Payday is a day that all workers look forward to. As a small business owner, are you aware of the different ways you can run payroll and the schedules that exist? With weekly, bi-weekly, semi-monthly and monthly options you may be overwhelmed with which schedule to choose. However, in some cases, that choice is made for you depending on what state you live in. Here’s what you need to know when setting up a payroll schedule.

Listen To Your State

Before we break down each option in more detail, let’s first tackle your state laws. The United States Department of Labor (DOL) explains the requirements for each state. For example, if you work in California, the DOL states that you must pay weekly, bi-weekly or semi-monthly, however, there are occupation requirements for weekly and bi-weekly schedules that you would have to look into. On the flip side, in Pennsylvania, there are no requirements and the employer has full choice over when to pay employees.

To see the requirements in your state check out this information from the DOL.

Understand Your Options

Whether you get to choose your payroll schedule or have to follow the requirements from the DOL, it helps to understand what type of schedule you’re running.

Weekly: Employees will be paid once per week. This method would involve you spending the most time on running payroll, since it will be time every week, however it does work better in some industries than others.

Bi-weekly: Employees will be paid every other week, with a total of 26 paychecks for the year.
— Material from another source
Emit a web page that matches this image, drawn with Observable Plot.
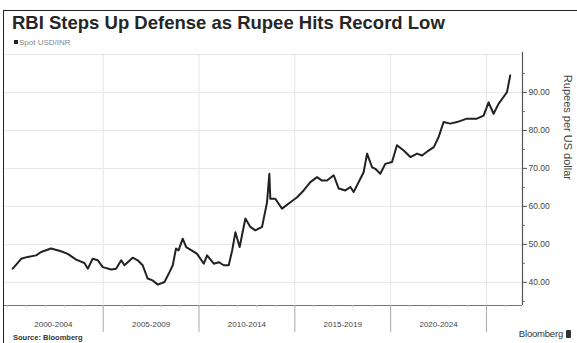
<!DOCTYPE html>
<html>
<head>
<meta charset="utf-8">
<script src="https://cdn.jsdelivr.net/npm/d3@7"></script>
<script src="https://cdn.jsdelivr.net/npm/@observablehq/plot@0.6"></script>
<style>
  body { margin: 0; background: #fff; font-family: "Liberation Sans", Arial, sans-serif; }
  #wrap { position: relative; width: 577px; height: 343px; overflow: hidden; background: #fff; }
  #border { position: absolute; left: 3px; top: 10px; right: -2px; bottom: -2px; border-top: 1.5px solid #222; border-left: 1.5px solid #222; }
  #title { position: absolute; left: 12px; top: 12px; font-weight: bold; font-size: 18.5px; color: #262626; white-space: nowrap; }
  #legend { position: absolute; left: 14px; top: 38px; font-size: 8px; color: #888; white-space: nowrap; }
  #legend span.sw { display: inline-block; width: 4px; height: 4px; background: #222; margin-right: 1px; vertical-align: 1px; }
  #chart { position: absolute; left: 0; top: 48px; }
  #source { position: absolute; left: 13px; top: 333px; font-size: 7.5px; font-weight: bold; color: #333; white-space: nowrap; }
  #brand { position: absolute; right: 6px; top: 328px; font-size: 9.5px; color: #333; white-space: nowrap; letter-spacing: -0.2px; }
  #brand span.ic { display: inline-block; width: 5px; height: 8px; background: #333; border-radius: 1px; margin-left: 3px; vertical-align: -1px; }
</style>
</head>
<body>
<div id="wrap">
  <div id="border"></div>
  <div id="title">RBI Steps Up Defense as Rupee Hits Record Low</div>
  <div id="legend"><span class="sw"></span>Spot USD/INR</div>
  <div id="chart"></div>
  <div id="source">Source: Bloomberg</div>
  <div id="brand">Bloomberg<span class="ic"></span></div>
</div>
<script>
// Spot USD/INR (decimal year, rupees per dollar)
const years = [
  2000.28, 2000.72, 2001.06, 2001.5, 2001.76, 2002.28, 2002.8, 2003.15, 2003.59, 2004.02,
  2004.2, 2004.45, 2004.72, 2004.98, 2005.41, 2005.67, 2005.94, 2006.11, 2006.54, 2006.8,
  2007.06, 2007.32, 2007.58, 2007.85, 2008.2, 2008.46, 2008.63, 2008.8, 2008.93, 2009.15,
  2009.33, 2009.59, 2009.9, 2010.25, 2010.42, 2010.77, 2011.03, 2011.29, 2011.55, 2011.73,
  2011.9, 2012.12, 2012.42, 2012.68, 2012.94, 2013.29, 2013.55, 2013.67, 2013.72, 2013.98,
  2014.33, 2014.77, 2015.12, 2015.46, 2015.81, 2016.16, 2016.42, 2016.68, 2017.03, 2017.29,
  2017.64, 2017.9, 2018.07, 2018.33, 2018.59, 2018.77, 2019.03, 2019.2, 2019.46, 2019.72,
  2020.07, 2020.33, 2020.68, 2021.03, 2021.38, 2021.64, 2021.98, 2022.25, 2022.5, 2022.76,
  2023.11, 2023.46, 2023.98, 2024.5, 2024.85, 2025.11, 2025.37, 2025.63, 2025.89, 2026.07,
  2026.24
];
const values = [
  43.6, 46.2, 46.7, 47.1, 48.0, 48.9, 48.2, 47.5, 46.0, 45.1,
  43.6, 46.2, 45.8, 44.0, 43.4, 43.6, 45.8, 44.5, 46.5, 45.8,
  44.5, 41.0, 40.5, 39.4, 40.1, 42.7, 44.5, 48.9, 48.4, 51.5,
  49.3, 48.5, 47.5, 44.9, 47.1, 44.9, 45.3, 44.5, 44.5, 48.4,
  53.2, 49.3, 56.8, 54.6, 53.7, 54.6, 61.1, 68.6, 62.0, 62.0,
  59.4, 61.1, 62.4, 64.2, 66.4, 67.7, 66.8, 66.8, 68.2, 64.7,
  64.2, 65.1, 63.8, 66.4, 69.0, 73.9, 70.3, 69.9, 68.6, 71.2,
  71.7, 76.1, 74.7, 73.0, 73.9, 73.4, 74.7, 75.6, 78.2, 82.2,
  81.8, 82.2, 83.1, 83.1, 83.9, 87.4, 84.4, 87.0, 88.8, 90.1,
  94.5
];
const yTicks = [40, 50, 60, 70, 80, 90];
const yMinorTicks = [35, 45, 55, 65, 75, 85, 95];
const yGrid = [40, 50, 60, 70, 80, 90, 100];
const separators = [2005, 2010, 2015, 2020, 2025];
const periodLabels = ["2000-2004", "2005-2009", "2010-2014", "2015-2019", "2020-2024"];
const periodCenters = [2002.4, 2007.5, 2012.5, 2017.5, 2022.5];
const yearTicks = d3.range(2000, 2027);

const data = years.map((y, i) => ({year: y, value: values[i]}));
const xDom = [1999.85, 2026.88];
const yDom = [33.9, 100];

const chart = Plot.plot({
  width: 577,
  height: 290,
  marginLeft: 4,
  marginRight: 55,
  marginTop: 6,
  marginBottom: 33,
  x: {domain: xDom, axis: null},
  y: {domain: yDom, axis: null},
  style: {fontFamily: "'Liberation Sans', Arial, sans-serif", background: "transparent", color: "#444"},
  marks: [
    Plot.ruleY(yGrid, {x1: xDom[0], x2: xDom[1], stroke: "#e6e6e6", strokeWidth: 1}),
    Plot.ruleX(separators, {y1: yDom[0], y2: yDom[1], stroke: "#e6e6e6", strokeWidth: 1}),
    Plot.line(data, {x: "year", y: "value", stroke: "#222", strokeWidth: 2, strokeLinejoin: "round"}),
    // right axis
    Plot.ruleX([xDom[1]], {y1: yDom[0], y2: 100.6, stroke: "#555", strokeWidth: 1.2}),
    Plot.axisY({anchor: "right", label: null, ticks: yTicks, tickFormat: d => d.toFixed(2), tickSize: 4, tickPadding: 2, fontSize: 8.5, stroke: "#555"}),
    Plot.axisY({anchor: "right", label: null, ticks: yMinorTicks, tickFormat: () => "", tickSize: 2, stroke: "#777"}),
    Plot.text(["Rupees per US dollar"], {frameAnchor: "right", dx: 45, rotate: 90, fontSize: 11, fill: "#444"}),
    // bottom axis
    Plot.ruleY([yDom[0]], {x1: xDom[0], x2: xDom[1], stroke: "#777", strokeWidth: 1.2}),
    Plot.axisX({label: null, ticks: yearTicks, tickFormat: () => "", tickSize: 2, stroke: "#bbb"}),
    Plot.axisX({label: null, ticks: separators, tickFormat: () => "", tickSize: 27, stroke: "#aaa"}),
    Plot.axisX({label: null, ticks: periodCenters, tickSize: 0, tickPadding: 16, fontSize: 8, fill: "#444",
      tickFormat: (d) => periodLabels[periodCenters.indexOf(d)]})
  ]
});
document.getElementById("chart").appendChild(chart);
</script>
</body>
</html>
Additionally, due to this schedule, there will be two months where an employee receives three paychecks. This is a predictable method and will be easy for you and your employees to follow.
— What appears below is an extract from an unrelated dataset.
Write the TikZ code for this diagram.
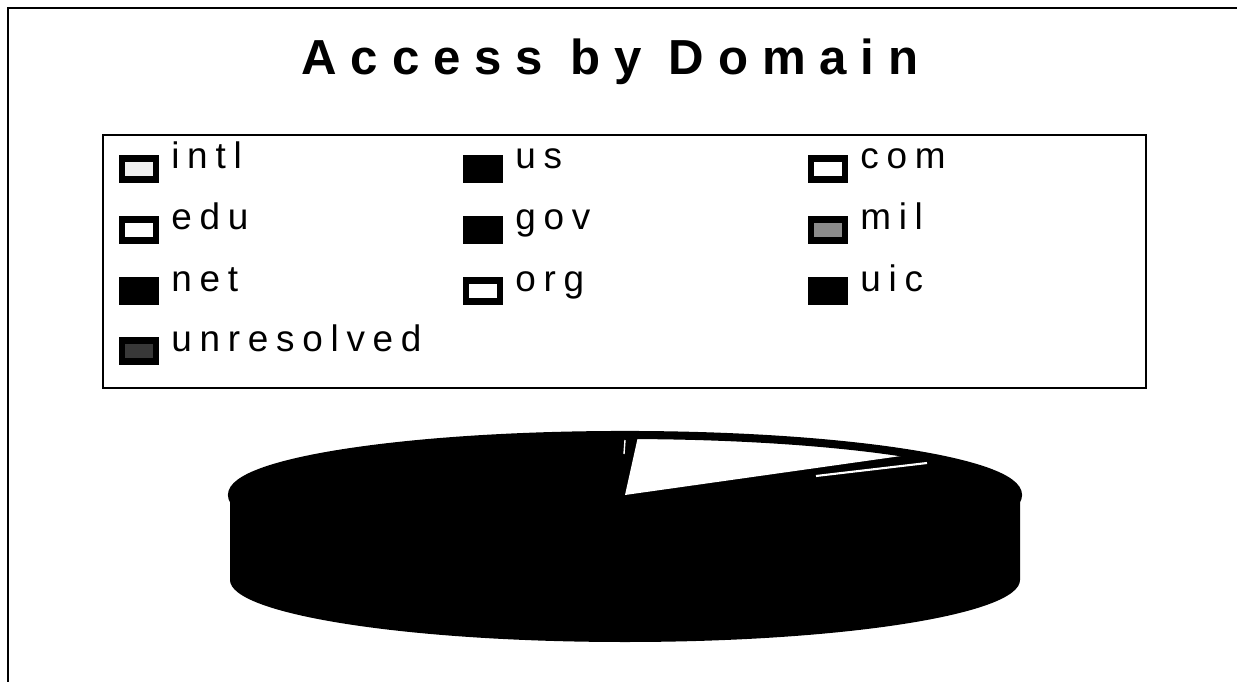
\documentclass[tikz,border=0pt]{standalone}
\usepackage{fontspec}
\setmainfont{Liberation Sans}
\usetikzlibrary{positioning}

\begin{document}
\begin{tikzpicture}[x=0.02cm,y=-0.02cm,node distance=0.3cm,
				swatch/.style={draw,line width=3.6pt,minimum width=0.68cm,minimum height=0.42cm,inner sep=0pt,outer sep=0pt},
				entry/.style={anchor=base west,inner sep=0pt,font=\fontsize{21}{23}\selectfont\addfontfeature{LetterSpace=21}}]
				\useasboundingbox (0,0) rectangle (1237,682);
				\draw[line width=1.2pt] (8,682) -- (8,8) -- (1237,8);
				\node (title) [anchor=base,inner sep=0pt,font=\fontsize{28}{30}\selectfont\bfseries\addfontfeature{LetterSpace=28}] at (610,75) {Access by Domain};
				% legend
				\draw[line width=1pt] (103,135) rectangle (1146,388);
				\node (intl)  [swatch,fill=black!6]  at (139,169) {};
				\node (us)    [swatch,fill=black]    at (483,169) {};
				\node (com)   [swatch,fill=white]    at (828,169) {};
				\node (edu)   [swatch,fill=white]    at (139,230) {};
				\node (gov)   [swatch,fill=black]    at (483,230) {};
				\node (mil)   [swatch,fill=black!45] at (828,230) {};
				\node (net)   [swatch,fill=black]    at (139,291) {};
				\node (org)   [swatch,fill=white]    at (483,291) {};
				\node (uic)   [swatch,fill=black]    at (828,291) {};
				\node (unres) [swatch,fill=black!78] at (139,351) {};
				\node (intlT)  [right=of intl,entry]  {intl};
				\node (usT)    [right=of us,entry]    {us};
				\node (comT)   [right=of com,entry]   {com};
				\node (eduT)   [right=of edu,entry]   {edu};
				\node (govT)   [right=of gov,entry]   {gov};
				\node (milT)   [right=of mil,entry]   {mil};
				\node (netT)   [right=of net,entry]   {net};
				\node (orgT)   [right=of org,entry]   {org};
				\node (uicT)   [right=of uic,entry]   {uic};
				\node (unresT) [right=of unres,entry] {unresolved};
				% pie
				\fill (230,495) -- (230,580) arc[start angle=180,end angle=0,x radius=395,y radius=62] -- (1020,495) -- cycle;
				\fill (625,495) ellipse [x radius=395,y radius=62];
				\fill[white] (625,495) -- ++(-88:395 and 62) arc[start angle=-88,end angle=-42,x radius=395,y radius=62] -- cycle;
				\draw[line width=4.6pt] (625,495) ellipse [x radius=393,y radius=60];
				\draw[white,line width=1.2pt] (816,476) -- (927,463);
				\draw[white,line width=0.8pt] (625,440) -- (624,454);
			\end{tikzpicture}
\end{document}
Semi-monthly: Very similar to bi-weekly, except that employees will receive 24 paychecks for the year. Additionally, this could be helpful for running reports since the second paycheck will happen at month end, making it easy to collect all data at once.
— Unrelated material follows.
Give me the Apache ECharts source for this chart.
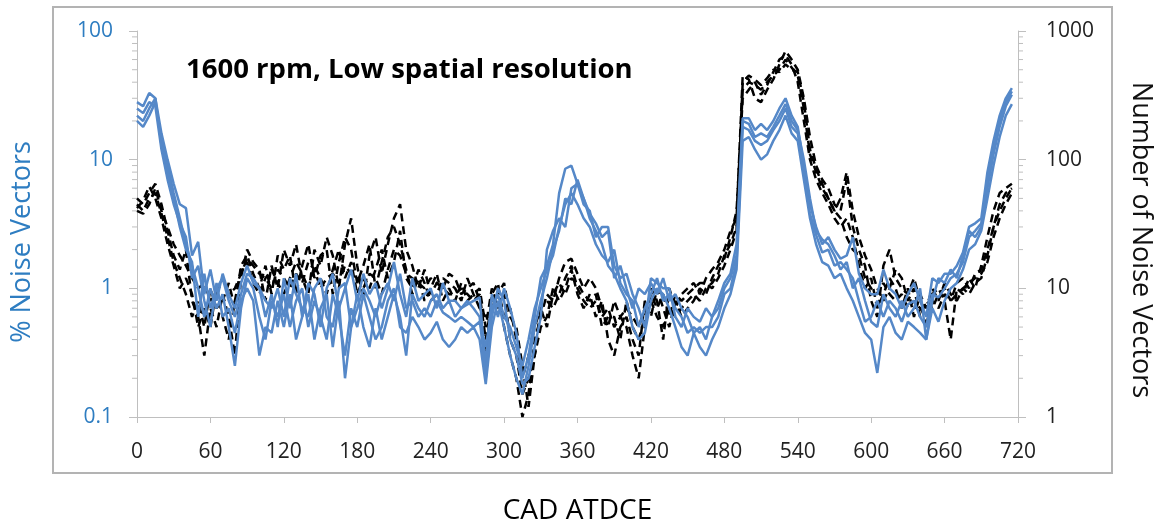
<!DOCTYPE html>
<html><head><meta charset="utf-8">
<script src="https://cdn.jsdelivr.net/npm/echarts@6/dist/echarts.min.js"></script>
<style>html,body{margin:0;padding:0;background:#fff}#c{width:1158px;height:525px}</style>
</head><body><div id="c"></div>
<script>
const cad = [0,5,10,15,20,25,30,35,40,45,50,55,60,65,70,75,80,85,90,95,100,105,110,115,120,125,130,135,140,145,150,155,160,165,170,175,180,185,190,195,200,205,210,215,220,225,230,235,240,245,250,255,260,265,270,275,280,285,290,295,300,305,310,315,320,325,330,335,340,345,350,355,360,365,370,375,380,385,390,395,400,405,410,415,420,425,430,435,440,445,450,455,460,465,470,475,480,485,490,495,500,505,510,515,520,525,530,535,540,545,550,555,560,565,570,575,580,585,590,595,600,605,610,615,620,625,630,635,640,645,650,655,660,665,670,675,680,685,690,695,700,705,710,715];

const blue1 = [28,26,33,30,16,10,6.5,4.5,4.2,1.8,2.3,0.9,1.4,0.8,1.3,0.9,0.7,1.1,1.5,1.1,1.0,0.6,0.9,0.5,1.2,0.7,1.3,0.6,1.1,0.9,0.5,1.0,1.3,0.7,1.0,1.4,0.8,1.3,0.9,1.1,0.7,1.0,1.6,0.9,0.6,1.2,0.8,0.9,1.0,0.7,1.1,0.8,0.8,0.7,0.75,0.8,0.85,0.25,0.9,0.6,1.0,0.7,0.45,0.2,0.3,0.6,1.2,1.5,2.2,5.5,8.5,9,6.5,4.5,4.0,2.5,3.0,3.0,1.5,1.2,1.3,0.9,0.7,0.5,1.2,1.1,1.0,1.0,0.6,0.5,0.7,0.6,0.55,0.7,0.6,0.8,1.1,1.3,2.2,21,21,17,19,17,20,25,30,22,18,9,4.5,3.0,2.2,2.5,2.0,1.7,1.8,2.5,1.3,1.0,0.9,0.9,1.4,1.0,0.9,0.7,0.9,1.1,0.8,0.6,1.2,1.1,1.3,1.3,1.5,1.9,3.0,3.2,3.5,8,14,22,30,36];
const blue2 = [20,18,22,28,14,9,5.5,3.5,2.2,1.5,1.0,0.6,1.0,0.7,0.9,0.5,0.25,0.7,1.2,1.0,0.6,0.4,0.8,0.6,0.9,0.5,0.8,1.0,0.5,0.8,0.6,0.4,0.9,0.6,0.3,0.7,0.5,0.9,0.6,0.4,0.5,0.8,1.0,0.5,0.45,0.6,0.5,0.4,0.45,0.55,0.4,0.35,0.4,0.5,0.45,0.5,0.4,0.18,0.5,0.8,0.5,0.3,0.2,0.15,0.25,0.5,0.8,1.2,2.0,2.8,5,4.5,7,5,3.5,2.8,2.2,1.5,1.3,1.0,0.8,0.5,0.4,0.45,0.8,1.0,0.9,0.7,0.5,0.35,0.3,0.45,0.35,0.3,0.4,0.5,0.7,0.9,1.4,14,15,12,10,11,14,17,22,16,14,7,3.5,2.2,1.6,1.5,1.2,1.3,1.0,0.8,0.6,0.45,0.4,0.22,0.5,0.6,0.45,0.4,0.55,0.5,0.45,0.4,0.7,0.55,0.8,1.0,1.1,1.4,2.0,2.2,2.8,5,9,15,22,27];
const blue3 = [22,20,25,30,13,8,5,3.0,2.0,1.6,0.6,1.3,0.7,1.0,1.2,0.8,0.6,0.9,1.3,1.2,1.0,0.8,0.7,1.0,0.6,1.2,0.9,0.7,0.6,1.0,1.2,0.6,0.5,1.0,1.1,0.5,0.7,1.0,0.8,0.6,0.9,1.1,0.8,1.3,0.7,0.8,0.6,0.7,0.6,0.8,0.65,0.6,0.55,0.6,0.55,0.5,0.55,0.35,0.7,0.9,0.6,0.5,0.35,0.25,0.4,0.7,1.0,1.4,1.8,3.0,4.5,5.5,4.5,3.5,3.0,2.2,1.8,1.6,2.0,1.1,0.9,0.8,0.5,0.7,0.9,1.2,0.8,0.9,0.7,0.6,0.45,0.5,0.45,0.5,0.5,0.6,0.9,1.0,1.6,18,17,14,13,14,17,20,25,18,16,8,3.8,2.6,1.9,2.0,1.5,1.6,1.4,1.2,0.8,0.55,0.6,0.8,0.6,0.8,0.7,0.55,0.75,0.8,0.6,0.5,0.9,0.85,1.0,1.2,1.3,1.6,2.5,2.8,3.2,6,11,18,26,32];
const blue4 = [25,23,28,26,12,7,4.5,3.2,2.5,1.2,1.5,0.8,0.5,1.1,0.6,0.7,0.45,0.8,1.0,0.8,0.3,0.5,0.45,0.8,0.5,0.9,0.4,0.6,0.9,0.4,0.7,0.9,0.35,0.8,0.2,0.5,0.9,0.5,0.35,0.7,0.4,0.6,0.9,0.6,0.3,0.9,0.7,0.6,0.8,0.9,0.7,0.8,0.6,0.7,0.8,0.7,0.6,0.2,0.6,1.0,0.8,0.4,0.3,0.18,0.2,0.35,0.6,2.0,2.8,3.5,3.0,6,6.5,5,3.8,3.2,2.5,2.8,1.2,1.5,1.0,0.7,1.0,0.9,1.1,0.9,1.2,0.8,0.9,0.7,0.6,0.45,0.5,0.4,0.6,0.7,1.0,1.2,1.8,20,19,15,16,15,18,22,27,20,17,10,5,2.8,2.4,2.2,1.8,1.4,1.6,1.0,1.2,0.8,0.55,0.5,0.9,0.7,0.6,0.8,0.6,0.7,1.0,0.4,0.8,1.2,1.1,1.4,1.2,1.8,2.8,2.5,3.0,7,12,20,28,34];

const count1 = [40,38,45,60,40,30,22,18,15,12,10,11,8,9,12,9,10,13,17,15,13,12,10,14,12,10,13,11,16,14,10,12,13,11,15,13,12,10,13,12,9,14,20,18,13,12,11,10,12,11,10,9,9,10,9,8,9,4,8,10,6,7,4,2,3,5,7,8,7,9,12,15,10,8,7,8,6,7,5,6,7,6,5,7,8,6,5,7,6,7,8,9,8,10,11,13,18,22,30,350,400,380,350,400,450,500,600,520,450,250,110,80,60,50,40,35,25,20,18,12,10,9,11,9,8,9,7,8,7,6,8,7,9,8,9,10,11,12,13,16,25,35,45,55];
const count2 = [50,45,55,65,45,28,18,14,20,8,6,3,7,5,9,6,3,12,20,16,14,8,15,10,20,15,22,12,9,20,15,25,18,10,22,35,15,8,18,25,13,22,35,45,20,15,10,14,9,11,10,13,12,9,10,11,8,3,9,11,5,3,2,1,1.5,4,6,9,8,12,16,17,13,10,12,10,7,5,8,6,5,3,2,5,10,8,4,10,7,9,10,11,9,12,14,16,20,28,35,450,420,300,280,350,420,550,700,600,500,300,150,90,70,60,45,40,70,30,20,15,8,6,15,20,12,10,9,12,8,5,9,10,8,4,10,9,12,10,15,25,40,55,60,65];
const count3 = [45,40,50,55,38,25,16,12,9,6,8,5,10,7,8,11,7,15,18,13,10,15,9,18,14,18,9,15,22,12,18,20,9,16,25,20,11,15,22,10,16,25,30,22,14,9,12,8,10,13,8,10,8,11,8,9,10,5,10,7,9,4,3,1.5,2,3,5,6,10,8,10,14,9,7,9,6,8,4,3,5,6,4,3,8,6,10,7,5,8,6,7,8,10,9,12,15,17,25,40,300,350,400,320,380,480,600,650,550,400,200,100,70,55,45,35,30,35,25,15,10,12,7,9,12,10,7,10,6,9,7,10,8,11,9,8,10,9,11,12,18,30,40,50,60];
const count4 = [42,48,62,50,35,22,15,10,12,9,5,7,5,10,6,4,8,14,16,11,9,12,14,11,9,12,16,13,10,15,12,9,14,20,12,16,9,12,10,14,20,12,16,28,12,10,14,11,8,9,12,11,10,8,12,9,7,6,7,9,11,6,5,2.5,1.2,3,7,5,9,11,9,12,11,9,8,9,5,6,6,4,8,5,4,6,9,7,9,6,9,8,9,10,11,11,10,12,15,20,28,400,450,420,380,430,500,480,550,500,480,280,120,85,65,50,40,50,80,40,25,18,14,10,8,10,14,12,8,10,6,8,7,9,10,8,11,12,10,13,14,20,30,45,55,60];

const leftTicks = [0.1, 1, 10, 100];
const rightTicks = [1, 10, 100, 1000];
const leftMinor = [0.2,0.3,0.4,0.5,0.6,0.7,0.8,0.9,2,3,4,5,6,7,8,9,20,30,40,50,60,70,80,90];
const rightMinor = [2,3,4,5,6,7,8,9,20,30,40,50,60,70,80,90,200,300,400,500,600,700,800,900];

const title = '1600 rpm, Low spatial resolution';
const xName = 'CAD ATDCE';
const yLeftName = '% Noise Vectors';
const yRightName = 'Number of Noise Vectors';

const BLUE = '#5588c8';
const LABEL_BLUE = '#2e7dc1';
const AXIS = '#bfbfbf';
const FONT = "'Open Sans', 'Noto Sans', sans-serif";

function pairs(arr){ return arr.map((v,i)=>[cad[i], v]); }
function pick(list, v){ return list.find(t=>Math.abs(t-v)/t<1e-6); }

const blueSeries = [blue1, blue2, blue3, blue4].map((d,i)=>({
  type:'line', name:'pct'+(i+1), yAxisIndex:0, data:pairs(d), showSymbol:false,
  lineStyle:{color:BLUE, width:2.5}, z:3
}));
const blackSeries = [count1, count2, count4, count3].map((d,i)=>({
  type:'line', name:'count'+(i+1), yAxisIndex:1, data:pairs(d), showSymbol:false,
  lineStyle:{color:'#000', width:2.5, type:[8,5]}, z:2
}));

function minorSeries(values, axisIdx, xv, dir){
  return {
    type:'custom', yAxisIndex:axisIdx, silent:true, clip:false, z:1,
    data: values.map(v=>[xv, v]),
    renderItem: function(params, api){
      const p = api.coord([api.value(0), api.value(1)]);
      return {type:'line', shape:{x1:p[0], y1:p[1], x2:p[0]+dir*5, y2:p[1]},
        style:{stroke:AXIS, lineWidth:1}};
    }
  };
}

const chart = echarts.init(document.getElementById('c'), null, {renderer:'canvas'});
chart.setOption({
  animation:false,
  backgroundColor:'#fff',
  graphic:[
    {type:'rect', shape:{x:53, y:7, width:1059, height:466}, style:{fill:null, stroke:'#b3b3b3', lineWidth:2}, z:-1},
    {type:'text', left:186, top:56, style:{text:title, font:"bold 27.5px "+FONT, fill:'#000'}},
    {type:'text', x:22, y:242, rotation:Math.PI/2, style:{text:yLeftName, font:"27px "+FONT, fill:LABEL_BLUE, align:'center', verticalAlign:'middle'}},
    {type:'text', x:1141, y:240, rotation:-Math.PI/2, style:{text:yRightName, font:"27px "+FONT, fill:'#111', align:'center', verticalAlign:'middle'}}
  ],
  grid:{left:137, right:140, top:31, bottom:108, outerBoundsMode:'none', containLabel:false},
  xAxis:{
    type:'value', min:0, max:720, interval:60,
    name:xName, nameLocation:'middle', nameGap:80,
    nameTextStyle:{fontSize:28, color:'#000', fontFamily:FONT},
    axisLine:{show:true, lineStyle:{color:AXIS, width:1}},
    axisTick:{show:true, length:6, lineStyle:{color:AXIS}},
    axisLabel:{fontSize:21, color:'#222', margin:25, fontFamily:FONT},
    splitLine:{show:false}
  },
  yAxis:[
    {type:'log', logBase:10, min:0.1, max:100, position:'left',
     axisLine:{show:true, lineStyle:{color:AXIS}},
     axisTick:{show:true, length:8, lineStyle:{color:AXIS}},
     axisLabel:{fontSize:21, color:LABEL_BLUE, margin:24, fontFamily:FONT,
       formatter:function(v){ const t = pick(leftTicks, v); return t!==undefined ? String(t) : ''; }},
     splitLine:{show:false}},
    {type:'log', logBase:10, min:1, max:1000, position:'right',
     axisLine:{show:true, lineStyle:{color:AXIS}},
     axisTick:{show:true, length:8, lineStyle:{color:AXIS}},
     axisLabel:{fontSize:21, color:'#222', margin:28, fontFamily:FONT,
       formatter:function(v){ const t = pick(rightTicks, v); return t!==undefined ? String(t) : ''; }},
     splitLine:{show:false}}
  ],
  series:[
    minorSeries(leftMinor, 0, 0, -1),
    minorSeries(rightMinor, 1, 720, 1),
    ...blackSeries, ...blueSeries
  ]
});
</script></body></html>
Monthly: Employees will be paid once per month. This would be a beneficial option as a business owner as you only run payroll once a month, but it can create financial strain for your employees.

Bottom Line

There is no one size fits all option for payroll schedules. Depending on your type of business, the employees you have, and your state, it can take some time to figure out which option is best for you. As mentioned, if you do have the choice, think hard about your decision and if you need more help you can always refer to our pros and cons list of each payroll schedule option.